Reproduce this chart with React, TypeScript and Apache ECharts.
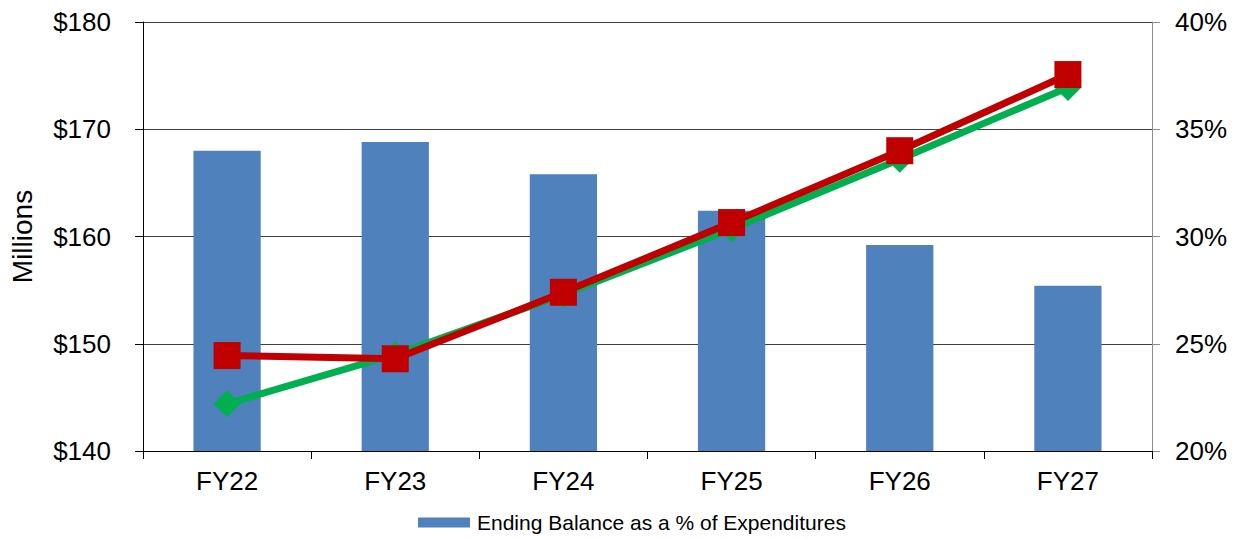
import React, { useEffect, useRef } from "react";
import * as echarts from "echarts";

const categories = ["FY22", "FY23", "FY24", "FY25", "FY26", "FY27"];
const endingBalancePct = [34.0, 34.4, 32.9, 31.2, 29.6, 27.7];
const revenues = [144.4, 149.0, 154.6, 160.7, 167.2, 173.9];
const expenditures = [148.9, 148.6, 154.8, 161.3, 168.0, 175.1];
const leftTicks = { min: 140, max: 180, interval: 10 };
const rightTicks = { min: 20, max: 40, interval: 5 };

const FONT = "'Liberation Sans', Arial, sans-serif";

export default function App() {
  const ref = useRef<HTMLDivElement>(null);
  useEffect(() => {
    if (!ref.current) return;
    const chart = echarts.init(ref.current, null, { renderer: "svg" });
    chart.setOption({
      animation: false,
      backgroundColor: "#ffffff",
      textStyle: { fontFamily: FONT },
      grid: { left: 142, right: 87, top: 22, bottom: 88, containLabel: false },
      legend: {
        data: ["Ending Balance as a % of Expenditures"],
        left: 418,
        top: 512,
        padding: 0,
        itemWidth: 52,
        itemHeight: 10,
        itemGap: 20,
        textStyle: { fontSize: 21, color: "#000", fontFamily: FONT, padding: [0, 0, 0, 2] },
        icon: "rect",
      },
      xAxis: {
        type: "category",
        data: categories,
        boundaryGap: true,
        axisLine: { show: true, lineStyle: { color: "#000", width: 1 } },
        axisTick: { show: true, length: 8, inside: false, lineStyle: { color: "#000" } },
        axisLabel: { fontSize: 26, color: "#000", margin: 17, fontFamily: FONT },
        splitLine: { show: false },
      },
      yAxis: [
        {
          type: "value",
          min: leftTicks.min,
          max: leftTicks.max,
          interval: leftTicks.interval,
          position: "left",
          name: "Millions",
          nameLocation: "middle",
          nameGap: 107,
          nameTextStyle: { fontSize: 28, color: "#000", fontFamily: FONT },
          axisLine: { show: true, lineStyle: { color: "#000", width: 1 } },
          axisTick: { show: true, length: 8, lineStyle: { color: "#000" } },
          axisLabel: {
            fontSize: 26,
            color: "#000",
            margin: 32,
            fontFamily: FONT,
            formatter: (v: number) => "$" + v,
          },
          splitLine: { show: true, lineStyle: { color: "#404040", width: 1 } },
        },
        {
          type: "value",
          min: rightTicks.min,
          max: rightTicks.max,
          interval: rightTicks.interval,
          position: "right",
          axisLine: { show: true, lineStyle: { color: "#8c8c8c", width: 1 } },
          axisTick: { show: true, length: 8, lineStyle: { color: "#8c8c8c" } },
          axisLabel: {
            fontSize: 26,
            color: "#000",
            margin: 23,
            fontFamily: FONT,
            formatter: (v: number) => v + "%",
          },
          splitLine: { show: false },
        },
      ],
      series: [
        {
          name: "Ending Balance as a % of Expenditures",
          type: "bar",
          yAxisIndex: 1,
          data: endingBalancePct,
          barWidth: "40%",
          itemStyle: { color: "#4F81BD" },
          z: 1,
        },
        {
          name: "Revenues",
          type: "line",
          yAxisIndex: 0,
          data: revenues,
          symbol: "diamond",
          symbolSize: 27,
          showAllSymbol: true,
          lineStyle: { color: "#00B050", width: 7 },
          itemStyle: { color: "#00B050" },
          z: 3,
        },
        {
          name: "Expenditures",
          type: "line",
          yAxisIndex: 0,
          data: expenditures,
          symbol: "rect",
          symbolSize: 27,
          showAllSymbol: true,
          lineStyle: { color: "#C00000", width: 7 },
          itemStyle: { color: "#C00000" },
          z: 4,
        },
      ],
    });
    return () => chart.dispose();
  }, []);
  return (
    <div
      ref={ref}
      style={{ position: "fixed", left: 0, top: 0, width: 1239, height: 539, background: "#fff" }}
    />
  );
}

> [TASK BRIEF]: From the first line above down to the line with "import * as", reproduce every line and no others, omitting pictures.

> [WRITTEN SOLUTION]:
Reproduce this chart with React, TypeScript and Apache ECharts.
import React, { useEffect, useRef } from "react";
import * as echarts from "echarts";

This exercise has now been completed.